Editor's note: This article orginally appeared on Global Envision.
It's taken 40 years of experimentation, but in the Philippines, a unique business model has found a way to sell life insurance hand over fist to poor people.
The country's "mutual benefit associations," a study released last month shows, have soared in popularity by competing with commercial insurance on benefits and joining themselves at the hip with microfinance lenders.
MBAs are a breed of nonprofit insurance broker created by presidential decree in 1974. Today, two mutual benefit associations insure 7.5 million members of the rapidly growing Philippine life microinsurance market, charging premiums of less than $10 per year, according to the report by the Gates-funded Microinsurance Learning and Knowledge initiative.
It adds up to increasingly big money. All told, the five companies covered by the report—including three smaller firms that don't use the mutual benefit association model—saw their gross premiums grow 135 percent from 2008 to 2011, to $46 million.
The number of covered lives grew 145 percent over the period, to 10.5 million.
In the Philippines, the report wrote, "MBAs thrive." Thanks in part to a system under which they charge high up-front premiums but refund half of that money to members after several years of participation, the Philippine mutual benefit associations "appear to be very well (even overly) capitalized."
Their secret? To get a loan from their affiliated microfinance institutions, you have to buy a life insurance policy.
But that doesn't mean Filipinos are buying the policies against their will. Rather, evidence suggests that once buyers are exposed to the policy, they see it as one of the benefits of MFI participation. It's a natural fit, after all: If a breadwinner who's built a business on years of microloans dies, life insurance leaves the family with cash to keep afloat.
Michael McCord, who co-authored the life insurance study, said in a September interview that because microfinance institutions develop strong brands among their target customers, they make perfect partners for microinsurance sales.

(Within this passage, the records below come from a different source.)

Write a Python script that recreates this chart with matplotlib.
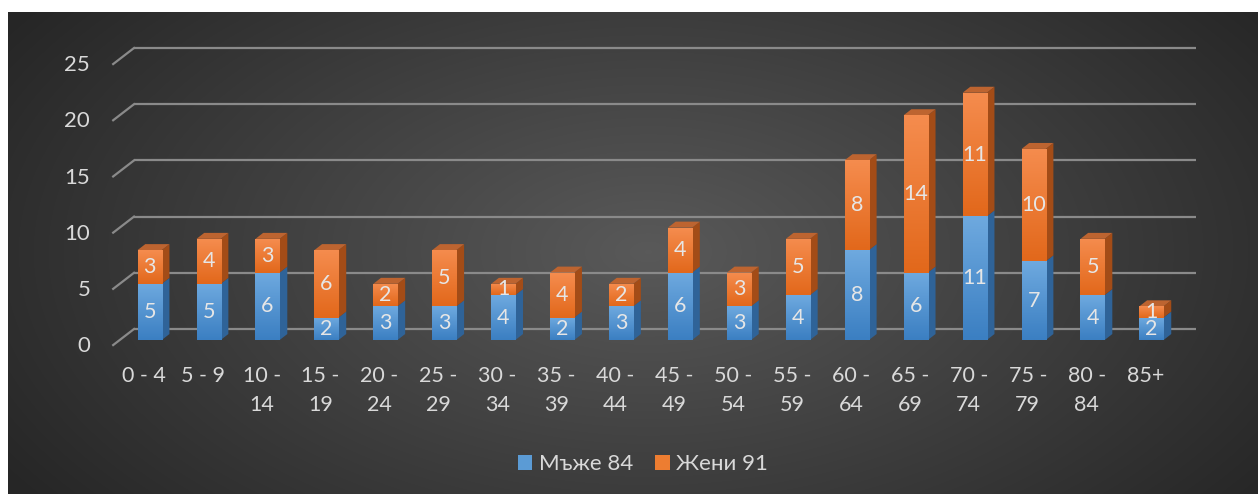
import matplotlib
matplotlib.use('Agg')
import matplotlib.pyplot as plt
from matplotlib.patches import Polygon, Patch
from matplotlib.colors import LinearSegmentedColormap
import numpy as np

# chart data
categories = ['0 - 4', '5 - 9', '10 -\n14', '15 -\n19', '20 -\n24', '25 -\n29',
              '30 -\n34', '35 -\n39', '40 -\n44', '45 -\n49', '50 -\n54', '55 -\n59',
              '60 -\n64', '65 -\n69', '70 -\n74', '75 -\n79', '80 -\n84', '85+']
men = [5, 5, 6, 2, 3, 3, 4, 2, 3, 6, 3, 4, 8, 6, 11, 7, 4, 2]
women = [3, 4, 3, 6, 2, 5, 1, 4, 2, 4, 3, 5, 8, 14, 11, 10, 5, 1]
series_names = ['Мъже 84', 'Жени 91']
y_ticks = [0, 5, 10, 15, 20, 25]

plt.rcParams['font.family'] = ['Lato', 'Open Sans', 'DejaVu Sans']
txt_col = '#d9d9d9'

W, H = 1258, 494
fig = plt.figure(figsize=(W / 100, H / 100), dpi=100)
fig.patch.set_facecolor('white')

# dark radial background
bg = fig.add_axes([8 / W, 0, 1 - 8 / W, (H - 12) / H])
bg.axis('off')
yy, xx = np.mgrid[0:H - 12, 0:W - 8]
r = np.sqrt(((xx - 640) / 760.0) ** 2 + ((yy - 240) / 420.0) ** 2)
r = np.clip(r, 0, 1)
shade = 0.35 - 0.2 * r
bg.imshow(np.dstack([shade, shade, shade]), aspect='auto', interpolation='bilinear')

# main axes over the whole figure, data units map onto pixels
ax = fig.add_axes([0, 0, 1, 1])
ax.patch.set_alpha(0)
ax.axis('off')
step_px, unit_px, x0_px, y0_px = 58.93, 11.24, 149.7, 340
xlim = (-x0_px / step_px, (W - x0_px) / step_px)
ylim = ((y0_px - H) / unit_px, y0_px / unit_px)

x = np.arange(len(categories))
w = 0.41
dx, dy = 0.13, 0.53

# gridlines at the back wall + left wall diagonals
for v in y_ticks:
    ax.plot([-0.266, 17.755], [v + 0.98, v + 0.98], color='#8a8a8a', lw=1.6, zorder=1,
            solid_capstyle='butt')
    ax.plot([-0.62, -0.266], [v - 0.45, v + 0.98], color='#8a8a8a', lw=1.6, zorder=1)
    ax.text(-1.01, v - 0.55, str(v), color=txt_col, fontsize=16, ha='right', va='center')

blue_cm = LinearSegmentedColormap.from_list('b', ['#3b7fc2', '#6ea9df'])
orange_cm = LinearSegmentedColormap.from_list('o', ['#e2681b', '#f58c4e'])
grad = np.linspace(0, 1, 64).reshape(-1, 1)

def draw_segment(bars, bottoms, vals, cmap, side_col, top_col, z, draw_top):
    for i, p in enumerate(bars):
        b = bottoms[i]
        t = b + vals[i]
        xl = x[i] - w / 2
        xr = x[i] + w / 2
        side = Polygon([(xr, b), (xr + dx, b + dy), (xr + dx, t + dy), (xr, t)],
                       closed=True, facecolor=side_col, edgecolor='none', zorder=z)
        ax.add_patch(side)
        if draw_top:
            top = Polygon([(xl, t), (xl + dx, t + dy), (xr + dx, t + dy), (xr, t)],
                          closed=True, facecolor=top_col, edgecolor='none', zorder=z + 0.1)
            ax.add_patch(top)
        im = ax.imshow(grad, extent=[xl, xr, b, t], origin='lower', cmap=cmap,
                       aspect='auto', zorder=z + 0.2)
        im.set_clip_path(p)
        ax.text(x[i], b + vals[i] / 2, str(vals[i]), color='#e6e6e6', fontsize=15.5,
                ha='center', va='center', zorder=10)

bars_m = ax.bar(x, men, width=w, color='#5b9bd5', zorder=2)
draw_segment(bars_m, [0] * len(men), men, blue_cm, '#2f6398', '#4a87c2', 2, False)
bars_f = ax.bar(x, women, width=w, bottom=men, color='#ed7d31', zorder=3)
draw_segment(bars_f, men, women, orange_cm, '#a34c17', '#bd6430', 3, True)

for i, lab in enumerate(categories):
    ax.text(x[i] - 0.1, -2.3, lab, color=txt_col, fontsize=15.5, ha='center', va='top',
            linespacing=1.6)

ax.set_xlim(*xlim)
ax.set_ylim(*ylim)

handles = [Patch(facecolor='#5b9bd5', label=series_names[0]),
           Patch(facecolor='#ed7d31', label=series_names[1])]
leg = fig.legend(handles=handles, loc='center', bbox_to_anchor=(643 / W, 1 - 464 / H),
                 ncol=2, frameon=False, fontsize=16, handlelength=0.65, handleheight=0.65,
                 handletextpad=0.3, columnspacing=1.0)
for t in leg.get_texts():
    t.set_color(txt_col)

fig.savefig('out.png', dpi=100)
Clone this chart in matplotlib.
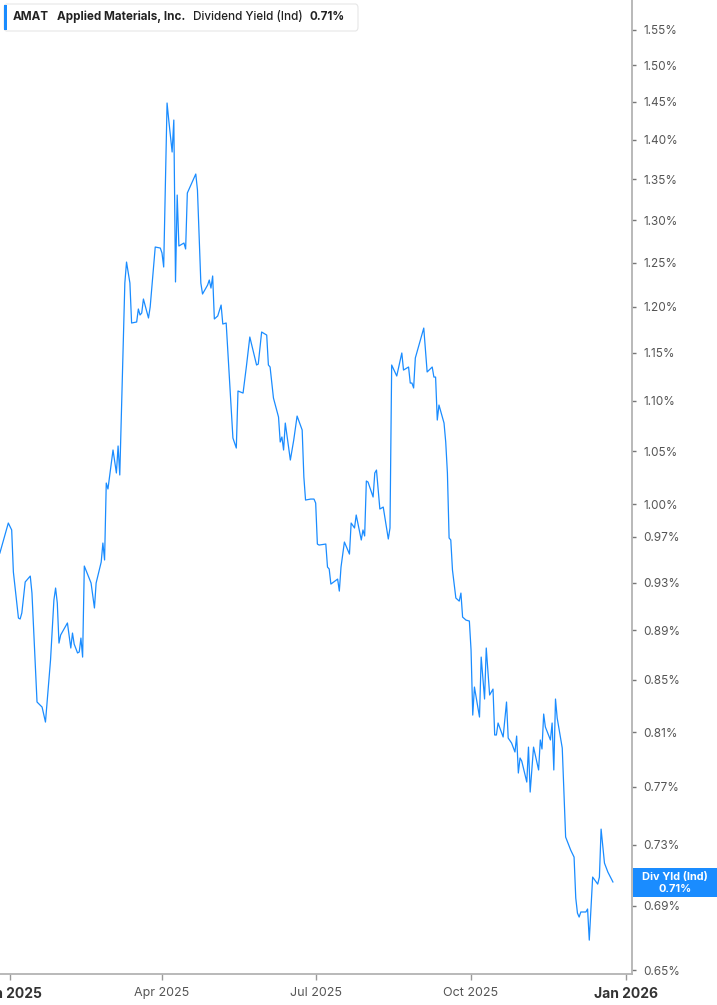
import datetime as dt
import numpy as np
import matplotlib
matplotlib.use("Agg")
import matplotlib.pyplot as plt
import matplotlib.dates as mdates
from matplotlib.patches import Rectangle, FancyBboxPatch
from matplotlib.ticker import FixedLocator, FixedFormatter, NullLocator

plt.rcParams['font.family'] = ['Inter', 'DejaVu Sans']

# AMAT indicated dividend yield (%)
dates = [
    '2024-12-26', '2024-12-31', '2025-01-02', '2025-01-03', '2025-01-06', '2025-01-07', '2025-01-08',
    '2025-01-10', '2025-01-13', '2025-01-14', '2025-01-17', '2025-01-20', '2025-01-22', '2025-01-25',
    '2025-01-27', '2025-01-28', '2025-01-29', '2025-01-30', '2025-01-31', '2025-02-04', '2025-02-06',
    '2025-02-07', '2025-02-08', '2025-02-10', '2025-02-11', '2025-02-12', '2025-02-13', '2025-02-14',
    '2025-02-18', '2025-02-20', '2025-02-21', '2025-02-24', '2025-02-25', '2025-02-26', '2025-02-27',
    '2025-02-28', '2025-03-03', '2025-03-05', '2025-03-06', '2025-03-07', '2025-03-10', '2025-03-11',
    '2025-03-13', '2025-03-14', '2025-03-17', '2025-03-18', '2025-03-19', '2025-03-20', '2025-03-21',
    '2025-03-24', '2025-03-25', '2025-03-28', '2025-03-31', '2025-04-01', '2025-04-02', '2025-04-04',
    '2025-04-05', '2025-04-07', '2025-04-08', '2025-04-09', '2025-04-10', '2025-04-11', '2025-04-14',
    '2025-04-15', '2025-04-16', '2025-04-21', '2025-04-22', '2025-04-24', '2025-04-25', '2025-04-28',
    '2025-04-29', '2025-04-30', '2025-05-01', '2025-05-02', '2025-05-04', '2025-05-06', '2025-05-07',
    '2025-05-09', '2025-05-13', '2025-05-15', '2025-05-16', '2025-05-19', '2025-05-21', '2025-05-23',
    '2025-05-27', '2025-05-28', '2025-05-30', '2025-06-02', '2025-06-03', '2025-06-04', '2025-06-06',
    '2025-06-09', '2025-06-10', '2025-06-11', '2025-06-12', '2025-06-13', '2025-06-16', '2025-06-18',
    '2025-06-20', '2025-06-23', '2025-06-24', '2025-06-25', '2025-06-28', '2025-06-30', '2025-07-01',
    '2025-07-02', '2025-07-03', '2025-07-07', '2025-07-08', '2025-07-09', '2025-07-10', '2025-07-14',
    '2025-07-15', '2025-07-16', '2025-07-18', '2025-07-21', '2025-07-22', '2025-07-24', '2025-07-25',
    '2025-07-28', '2025-07-29', '2025-07-30', '2025-07-31', '2025-08-01', '2025-08-04', '2025-08-05',
    '2025-08-06', '2025-08-08', '2025-08-10', '2025-08-12', '2025-08-13', '2025-08-14', '2025-08-15',
    '2025-08-18', '2025-08-21', '2025-08-22', '2025-08-25', '2025-08-26', '2025-08-27', '2025-08-28',
    '2025-08-29', '2025-09-03', '2025-09-05', '2025-09-08', '2025-09-09', '2025-09-10', '2025-09-11',
    '2025-09-12', '2025-09-15', '2025-09-16', '2025-09-17', '2025-09-18', '2025-09-19', '2025-09-20',
    '2025-09-22', '2025-09-24', '2025-09-25', '2025-09-26', '2025-09-28', '2025-09-30', '2025-10-01',
    '2025-10-02', '2025-10-03', '2025-10-06', '2025-10-07', '2025-10-09', '2025-10-10', '2025-10-12',
    '2025-10-14', '2025-10-15', '2025-10-16', '2025-10-17', '2025-10-20', '2025-10-22', '2025-10-23',
    '2025-10-25', '2025-10-27', '2025-10-28', '2025-10-29', '2025-10-30', '2025-10-31', '2025-11-03',
    '2025-11-04', '2025-11-05', '2025-11-07', '2025-11-10', '2025-11-11', '2025-11-12', '2025-11-13',
    '2025-11-14', '2025-11-17', '2025-11-18', '2025-11-19', '2025-11-20', '2025-11-21', '2025-11-24',
    '2025-11-26', '2025-11-29', '2025-12-01', '2025-12-02', '2025-12-03', '2025-12-04', '2025-12-05',
    '2025-12-08', '2025-12-09', '2025-12-10', '2025-12-12', '2025-12-15', '2025-12-16', '2025-12-17',
    '2025-12-19', '2025-12-21', '2025-12-24',
]
div_yield = [
    0.9557, 0.9826, 0.9763, 0.9391, 0.9000, 0.8992, 0.9042,
    0.9305, 0.9356, 0.9210, 0.8328, 0.8289, 0.8175, 0.8657,
    0.9151, 0.9253, 0.9126, 0.8794, 0.8860, 0.8959, 0.8754,
    0.8876, 0.8786, 0.8714, 0.8722, 0.8835, 0.8681, 0.9443,
    0.9296, 0.9084, 0.9296, 0.9478, 0.9646, 0.9496, 1.0196,
    1.0140, 1.0512, 1.0291, 1.0551, 1.0272, 1.2266, 1.2506,
    1.2266, 1.1821, 1.1832, 1.1975, 1.1909, 1.1931, 1.2086,
    1.1876, 1.1997, 1.2681, 1.2669, 1.2611, 1.2449, 1.4486,
    1.4260, 1.3845, 1.4260, 1.2278, 1.3305, 1.2693, 1.2728,
    1.2658, 1.3330, 1.3566, 1.3367, 1.2266, 1.2142, 1.2243,
    1.2300, 1.2209, 1.2346, 1.1865, 1.1898, 1.2019, 1.1810,
    1.1821, 1.0629, 1.0531, 1.1101, 1.1080, 1.1360, 1.1669,
    1.1371, 1.1381, 1.1723, 1.1690, 1.1371, 1.1350, 1.1029,
    1.0837, 1.0590, 1.0639, 1.0512, 1.0777, 1.0415, 1.0609,
    1.0847, 1.0708, 1.0253, 1.0037, 1.0046, 1.0046, 1.0009,
    0.9637, 0.9628, 0.9637, 0.9434, 0.9417, 0.9287, 0.9330,
    0.9227, 0.9434, 0.9655, 0.9548, 0.9826, 0.9781, 0.9899,
    0.9673, 0.9763, 0.9709, 1.0215, 1.0205, 1.0065, 1.0291,
    1.0319, 0.9954, 0.9972, 0.9781, 0.9682, 0.9781, 1.1371,
    1.1256, 1.1498, 1.1318, 1.1350, 1.1183, 1.1183, 1.1132,
    1.1445, 1.1766, 1.1298, 1.1350, 1.1245, 1.1245, 1.0807,
    1.0958, 1.0777, 1.0590, 1.0291, 0.9691, 0.9673, 0.9408,
    0.9168, 0.9142, 0.9210, 0.9008, 0.8983, 0.8975, 0.8738,
    0.8228, 0.8444, 0.8213, 0.8681, 0.8351, 0.8754, 0.8382,
    0.8428, 0.8078, 0.8078, 0.8168, 0.8063, 0.8328, 0.8055,
    0.8018, 0.7952, 0.8070, 0.7799, 0.7908, 0.7886, 0.7734,
    0.7988, 0.7663, 0.7988, 0.7821, 0.8041, 0.7974, 0.8236,
    0.8138, 0.8041, 0.8168, 0.7821, 0.8351, 0.8206, 0.7981,
    0.7351, 0.7263, 0.7216, 0.6948, 0.6852, 0.6827, 0.6859,
    0.6859, 0.6878, 0.6683, 0.7084, 0.7038, 0.7084, 0.7405,
    0.7176, 0.7117, 0.7052,
]

y_ticks = [1.55, 1.50, 1.45, 1.40, 1.35, 1.30, 1.25, 1.20, 1.15, 1.10, 1.05,
           1.00, 0.97, 0.93, 0.89, 0.85, 0.81, 0.77, 0.73, 0.69, 0.65]
x_ticks = ['2025-01-01', '2025-04-01', '2025-07-01', '2025-10-01', '2026-01-01']
x_labels = ['Jan 2025', 'Apr 2025', 'Jul 2025', 'Oct 2025', 'Jan 2026']

ticker = 'AMAT'
company = 'Applied Materials, Inc.'
metric = 'Dividend Yield (Ind)'
last_label = '0.71%'

blue = '#1a8cff'
W, H = 717, 1005

x = [dt.datetime.strptime(d, '%Y-%m-%d') for d in dates]

fig = plt.figure(figsize=(W / 100, H / 100), dpi=100)
ax = fig.add_axes([0, 1 - 974 / H, 632 / W, 974 / H])
ax.plot(x, div_yield, color=blue, lw=0.9)

ax.set_yscale('log')
ax.set_ylim(0.6477, 1.5933)
ax.yaxis.set_major_locator(FixedLocator(y_ticks))
ax.yaxis.set_major_formatter(FixedFormatter(['%.2f%%' % v for v in y_ticks]))
ax.yaxis.set_minor_locator(NullLocator())
ax.yaxis.tick_right()

t0 = dt.datetime(2025, 1, 1)
ax.set_xlim(t0 + dt.timedelta(days=-5.92), t0 + dt.timedelta(days=368.3))
ax.set_xticks([dt.datetime.strptime(d, '%Y-%m-%d') for d in x_ticks])
ax.set_xticklabels(x_labels)

for s in ['top', 'left']:
    ax.spines[s].set_visible(False)
for s in ['right', 'bottom']:
    ax.spines[s].set_color('#b3b3b3')
    ax.spines[s].set_linewidth(1.3)

ax.tick_params(axis='y', length=3, width=1, color='#777777', labelsize=8.5,
               labelcolor='#555555', pad=5)
ax.tick_params(axis='x', length=4, width=1, color='#999999', labelsize=9,
               labelcolor='#555555', pad=5)
for lab in ax.get_xticklabels():
    if lab.get_text().startswith('Jan'):
        lab.set_fontweight('bold')
        lab.set_color('#333333')
        lab.set_fontsize(10)

# header box
def fx(px):
    return px / W

def fy(py):
    return 1 - py / H

box = FancyBboxPatch((fx(4), fy(31)), fx(354), 27 / H, transform=fig.transFigure,
                     boxstyle='round,pad=0,rounding_size=0.004', facecolor='white',
                     edgecolor='#e6e6e6', lw=0.8, zorder=5)
fig.patches.append(box)
fig.patches.append(Rectangle((fx(4), fy(30)), fx(2.5), 25 / H, transform=fig.transFigure,
                             facecolor=blue, edgecolor='none', zorder=6))
ty = fy(16.5)
hfs = 8.4
fig.text(fx(13), ty, ticker, fontsize=hfs, fontweight='bold', color='#222222', va='center', zorder=8)
fig.text(fx(57), ty, company, fontsize=hfs, fontweight='bold', color='#222222', va='center', zorder=8)
fig.text(fx(193), ty, metric, fontsize=hfs, fontweight='medium', color='#222222', va='center', zorder=8)
fig.text(fx(310), ty, last_label, fontsize=hfs, fontweight='bold', color='#222222', va='center', zorder=8)

# last value badge
fig.patches.append(Rectangle((fx(633), fy(897)), fx(84), 29 / H, transform=fig.transFigure,
                             facecolor=blue, edgecolor='none', zorder=6))
fig.text(fx(675), fy(876.5), 'Div Yld (Ind)', fontsize=7.9, fontweight='bold', color='white',
         ha='center', va='center', zorder=8)
fig.text(fx(675), fy(888.5), last_label, fontsize=7.9, fontweight='bold', color='white',
         ha='center', va='center', zorder=8)

fig.savefig('out.png', dpi=100, facecolor='white')
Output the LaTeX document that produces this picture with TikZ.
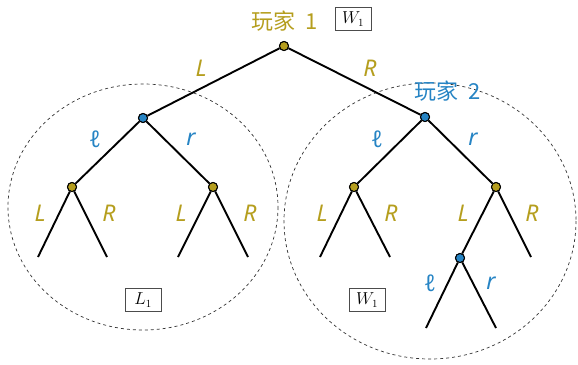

"If you step back and think about insurance, insurance is a business of trust," McCord said. "Pretty much wherever I go, people start out not trusting insurance."
But in poor countries, McCord said, MFIs have usually built up goodwill to spare.
"They said, 'You come every week to this training session, and after four weeks we'll give you a loan,' and they did," said McCord, president of the Wisconsin-based Microinsurance Centre.
This seems to give mutual benefit associations an advantage over for-profit, independent competitors like The Philippine Prudential Life Insurance Company, which entered microinsurance in 2010 and has failed to achieve rapid growth despite setting prices far lower than the mutual benefit associations for comparable coverage.
But though mutual benefit associations don't seem motivated to compete on price, the new study found, they seem to be responding to market pressures: McCord's study found "anecdotal evidence of microinsurance competition among mutual benefit associations, and between mutual benefit associations and commercial insurers, based on the overall components of the products."
The study authors said they plan to release a more comprehensive report in late 2013.
The mutual benefit associations of the Philippines aspire to sell their life insurance on the commercial market, too. They've had little success so far - though that can easily be chalked up to government regulations that forbid mutual benefit associations from marketing to anyone other than MFI members and their families.
But whether or not the mutual benefit associations can successfully expand out of their MFI incubators, people around the world looking for ways to sell life insurance to poor families should consider booking a trip to ground zero: Manila.